Data Pipelines Explained Raw data rarely shows up ready to use. Smart contract events come as encoded logs, app data comes from a different system entirely, and marketing data lives somewhere else again. A data pipeline is the automated plumbing that moves all of it from its source, gets it into a consistent, usable format, and delivers it somewhere it can be queried, usually a data warehouse.
For onchain data specifically, this means continuously indexing new blocks and transactions as they happen, decoding contract events into readable fields, and loading them into tables, so dashboards and reports stay up to date without anyone manually refreshing anything.
What Data Pipelines Means For Audience
Use Case
Data and analytics teams
Automate the flow of onchain and offchain data into a warehouse so dashboards stay current without manual exports
DeFi protocol and engineering teams
Decode raw smart contract events into structured, readable fields without building custom indexing infrastructure from scratch
Growth teams
Get marketing and onchain data flowing into the same place automatically, instead of manually merging spreadsheets each week
Examples A pipeline ingests every new block from a chain, decodes swap events from a DEX contract, and loads them into a warehouse table within seconds.

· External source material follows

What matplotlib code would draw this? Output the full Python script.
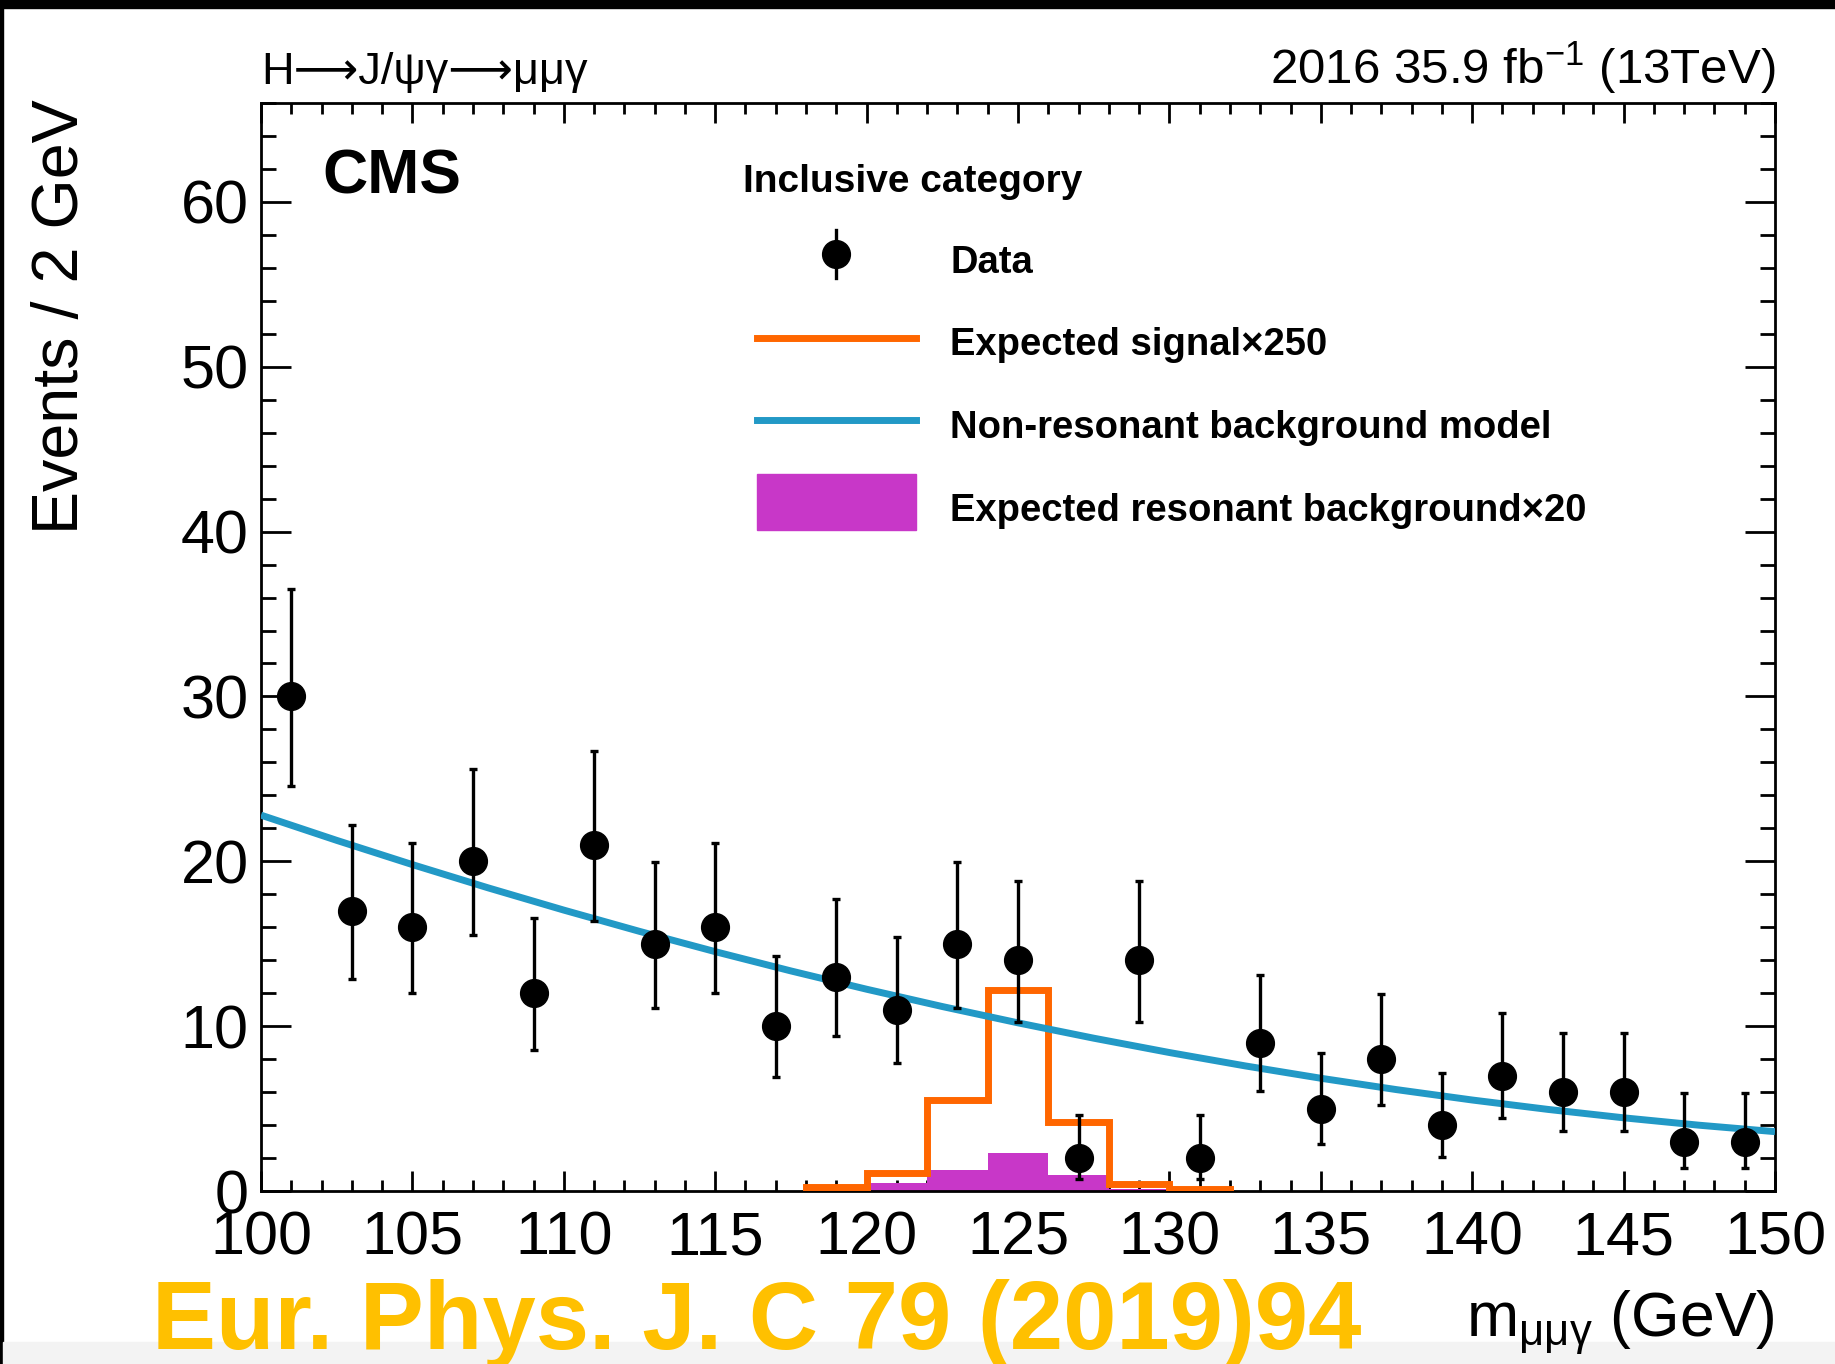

A DeFi protocol's pipeline joins onchain transaction data with offchain signup data nightly so growth dashboards reflect both.
A data team builds a pipeline that automatically labels new wallet addresses as they first appear in transaction data.
An engineering team replaces a manual weekly CSV export process with an automated pipeline feeding live data into their dashboards.
FAQs What's the difference between a data pipeline and a data warehouse? A data pipeline moves and transforms data. A data warehouse is where that data ends up stored for querying. They work together but serve different roles.
Why do onchain data pipelines need to decode events? Raw blockchain logs are encoded and not human readable on their own. Decoding translates them into structured fields, like sender, amount, and token, that can be queried.
Can a data pipeline run in real time? Yes, well built pipelines can process new onchain events as blocks are produced, so dashboards reflect activity within seconds or minutes rather than waiting for a batch job.
What happens if a data pipeline breaks? Downstream dashboards and reports become stale or incomplete, which is why monitoring and alerting on pipeline health matters as much as building the pipeline itself.
Do DeFi protocols need to build their own data pipelines? Not necessarily. Many use analytics platforms that handle the indexing, decoding, and loading of onchain data automatically, rather than building and maintaining that infrastructure in house.